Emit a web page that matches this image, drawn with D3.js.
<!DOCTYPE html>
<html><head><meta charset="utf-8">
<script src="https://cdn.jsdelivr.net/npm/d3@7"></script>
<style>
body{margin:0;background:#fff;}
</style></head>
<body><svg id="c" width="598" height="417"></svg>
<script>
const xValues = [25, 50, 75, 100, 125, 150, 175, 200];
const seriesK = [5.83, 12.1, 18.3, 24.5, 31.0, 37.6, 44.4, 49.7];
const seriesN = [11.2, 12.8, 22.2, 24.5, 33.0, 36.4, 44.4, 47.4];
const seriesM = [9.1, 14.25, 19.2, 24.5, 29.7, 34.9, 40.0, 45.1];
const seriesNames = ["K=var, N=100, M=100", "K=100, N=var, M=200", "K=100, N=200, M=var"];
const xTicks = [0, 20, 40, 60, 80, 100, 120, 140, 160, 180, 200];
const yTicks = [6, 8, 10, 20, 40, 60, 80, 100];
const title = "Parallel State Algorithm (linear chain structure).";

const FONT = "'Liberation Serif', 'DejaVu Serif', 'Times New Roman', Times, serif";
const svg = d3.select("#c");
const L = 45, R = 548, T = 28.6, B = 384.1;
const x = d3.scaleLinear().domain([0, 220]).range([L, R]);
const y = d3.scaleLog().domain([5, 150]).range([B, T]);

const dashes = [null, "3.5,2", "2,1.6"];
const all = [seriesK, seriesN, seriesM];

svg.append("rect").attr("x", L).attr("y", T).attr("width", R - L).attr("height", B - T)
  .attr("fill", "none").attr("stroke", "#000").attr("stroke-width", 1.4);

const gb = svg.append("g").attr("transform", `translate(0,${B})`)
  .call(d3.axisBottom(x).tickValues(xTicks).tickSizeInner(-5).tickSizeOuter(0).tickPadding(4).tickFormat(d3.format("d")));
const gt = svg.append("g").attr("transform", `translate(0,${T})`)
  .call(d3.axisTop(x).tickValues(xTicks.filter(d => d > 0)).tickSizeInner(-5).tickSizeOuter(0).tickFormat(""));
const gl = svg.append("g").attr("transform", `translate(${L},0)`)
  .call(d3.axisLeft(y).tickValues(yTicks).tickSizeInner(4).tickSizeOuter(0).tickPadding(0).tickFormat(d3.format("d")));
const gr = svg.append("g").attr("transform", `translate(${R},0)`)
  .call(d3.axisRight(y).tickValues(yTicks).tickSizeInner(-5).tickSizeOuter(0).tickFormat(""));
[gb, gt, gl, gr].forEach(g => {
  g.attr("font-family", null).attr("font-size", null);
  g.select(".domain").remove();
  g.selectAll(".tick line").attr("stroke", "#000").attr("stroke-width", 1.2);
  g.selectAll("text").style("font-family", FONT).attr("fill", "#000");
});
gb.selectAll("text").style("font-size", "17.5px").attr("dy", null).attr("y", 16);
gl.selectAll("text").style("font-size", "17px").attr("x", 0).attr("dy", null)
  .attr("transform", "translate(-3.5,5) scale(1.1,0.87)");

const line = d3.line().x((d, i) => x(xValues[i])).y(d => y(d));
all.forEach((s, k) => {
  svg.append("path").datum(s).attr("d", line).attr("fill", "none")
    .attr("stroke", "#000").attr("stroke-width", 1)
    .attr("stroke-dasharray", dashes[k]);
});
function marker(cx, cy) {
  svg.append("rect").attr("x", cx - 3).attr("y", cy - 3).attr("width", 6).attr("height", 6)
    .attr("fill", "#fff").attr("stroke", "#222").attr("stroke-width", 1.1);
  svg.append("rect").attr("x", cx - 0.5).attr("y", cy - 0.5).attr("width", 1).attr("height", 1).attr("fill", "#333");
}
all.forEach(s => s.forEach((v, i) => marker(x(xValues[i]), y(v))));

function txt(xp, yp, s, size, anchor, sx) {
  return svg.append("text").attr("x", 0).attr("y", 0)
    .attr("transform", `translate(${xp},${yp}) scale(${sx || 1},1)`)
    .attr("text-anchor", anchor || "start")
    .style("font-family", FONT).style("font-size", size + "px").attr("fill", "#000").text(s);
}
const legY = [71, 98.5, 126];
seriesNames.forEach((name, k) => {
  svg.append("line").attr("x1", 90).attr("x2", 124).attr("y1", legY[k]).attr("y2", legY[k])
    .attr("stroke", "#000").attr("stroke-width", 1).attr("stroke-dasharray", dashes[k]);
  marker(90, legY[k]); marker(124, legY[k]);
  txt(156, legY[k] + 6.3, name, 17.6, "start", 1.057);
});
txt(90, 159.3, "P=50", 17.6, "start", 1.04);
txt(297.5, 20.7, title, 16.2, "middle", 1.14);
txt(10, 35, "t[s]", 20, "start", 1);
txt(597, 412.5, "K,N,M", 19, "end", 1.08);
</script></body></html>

▶ [Given request] Reproduce all of the data exactly as given.

▶ [Exercise output]
Emit a web page that matches this image, drawn with D3.js.
<!DOCTYPE html>
<html><head><meta charset="utf-8">
<script src="https://cdn.jsdelivr.net/npm/d3@7"></script>
<style>
body{margin:0;background:#fff;}
</style></head>
<body><svg id="c" width="598" height="417"></svg>
<script>
const xValues = [25, 50, 75, 100, 125, 150, 175, 200];
const seriesK = [5.83, 12.1, 18.3, 24.5, 31.0, 37.6, 44.4, 49.7];
const seriesN = [11.2, 12.8, 22.2, 24.5, 33.0, 36.4, 44.4, 47.4];
const seriesM = [9.1, 14.25, 19.2, 24.5, 29.7, 34.9, 40.0, 45.1];
const seriesNames = ["K=var, N=100, M=100", "K=100, N=var, M=200", "K=100, N=200, M=var"];
const xTicks = [0, 20, 40, 60, 80, 100, 120, 140, 160, 180, 200];
const yTicks = [6, 8, 10, 20, 40, 60, 80, 100];
const title = "Parallel State Algorithm (linear chain structure).";

const FONT = "'Liberation Serif', 'DejaVu Serif', 'Times New Roman', Times, serif";
const svg = d3.select("#c");
const L = 45, R = 548, T = 28.6, B = 384.1;
const x = d3.scaleLinear().domain([0, 220]).range([L, R]);
const y = d3.scaleLog().domain([5, 150]).range([B, T]);

const dashes = [null, "3.5,2", "2,1.6"];
const all = [seriesK, seriesN, seriesM];

svg.append("rect").attr("x", L).attr("y", T).attr("width", R - L).attr("height", B - T)
  .attr("fill", "none").attr("stroke", "#000").attr("stroke-width", 1.4);

const gb = svg.append("g").attr("transform", `translate(0,${B})`)
  .call(d3.axisBottom(x).tickValues(xTicks).tickSizeInner(-5).tickSizeOuter(0).tickPadding(4).tickFormat(d3.format("d")));
const gt = svg.append("g").attr("transform", `translate(0,${T})`)
  .call(d3.axisTop(x).tickValues(xTicks.filter(d => d > 0)).tickSizeInner(-5).tickSizeOuter(0).tickFormat(""));
const gl = svg.append("g").attr("transform", `translate(${L},0)`)
  .call(d3.axisLeft(y).tickValues(yTicks).tickSizeInner(4).tickSizeOuter(0).tickPadding(0).tickFormat(d3.format("d")));
const gr = svg.append("g").attr("transform", `translate(${R},0)`)
  .call(d3.axisRight(y).tickValues(yTicks).tickSizeInner(-5).tickSizeOuter(0).tickFormat(""));
[gb, gt, gl, gr].forEach(g => {
  g.attr("font-family", null).attr("font-size", null);
  g.select(".domain").remove();
  g.selectAll(".tick line").attr("stroke", "#000").attr("stroke-width", 1.2);
  g.selectAll("text").style("font-family", FONT).attr("fill", "#000");
});
gb.selectAll("text").style("font-size", "17.5px").attr("dy", null).attr("y", 16);
gl.selectAll("text").style("font-size", "17px").attr("x", 0).attr("dy", null)
  .attr("transform", "translate(-3.5,5) scale(1.1,0.87)");

const line = d3.line().x((d, i) => x(xValues[i])).y(d => y(d));
all.forEach((s, k) => {
  svg.append("path").datum(s).attr("d", line).attr("fill", "none")
    .attr("stroke", "#000").attr("stroke-width", 1)
    .attr("stroke-dasharray", dashes[k]);
});
function marker(cx, cy) {
  svg.append("rect").attr("x", cx - 3).attr("y", cy - 3).attr("width", 6).attr("height", 6)
    .attr("fill", "#fff").attr("stroke", "#222").attr("stroke-width", 1.1);
  svg.append("rect").attr("x", cx - 0.5).attr("y", cy - 0.5).attr("width", 1).attr("height", 1).attr("fill", "#333");
}
all.forEach(s => s.forEach((v, i) => marker(x(xValues[i]), y(v))));

function txt(xp, yp, s, size, anchor, sx) {
  return svg.append("text").attr("x", 0).attr("y", 0)
    .attr("transform", `translate(${xp},${yp}) scale(${sx || 1},1)`)
    .attr("text-anchor", anchor || "start")
    .style("font-family", FONT).style("font-size", size + "px").attr("fill", "#000").text(s);
}
const legY = [71, 98.5, 126];
seriesNames.forEach((name, k) => {
  svg.append("line").attr("x1", 90).attr("x2", 124).attr("y1", legY[k]).attr("y2", legY[k])
    .attr("stroke", "#000").attr("stroke-width", 1).attr("stroke-dasharray", dashes[k]);
  marker(90, legY[k]); marker(124, legY[k]);
  txt(156, legY[k] + 6.3, name, 17.6, "start", 1.057);
});
txt(90, 159.3, "P=50", 17.6, "start", 1.04);
txt(297.5, 20.7, title, 16.2, "middle", 1.14);
txt(10, 35, "t[s]", 20, "start", 1);
txt(597, 412.5, "K,N,M", 19, "end", 1.08);
</script></body></html>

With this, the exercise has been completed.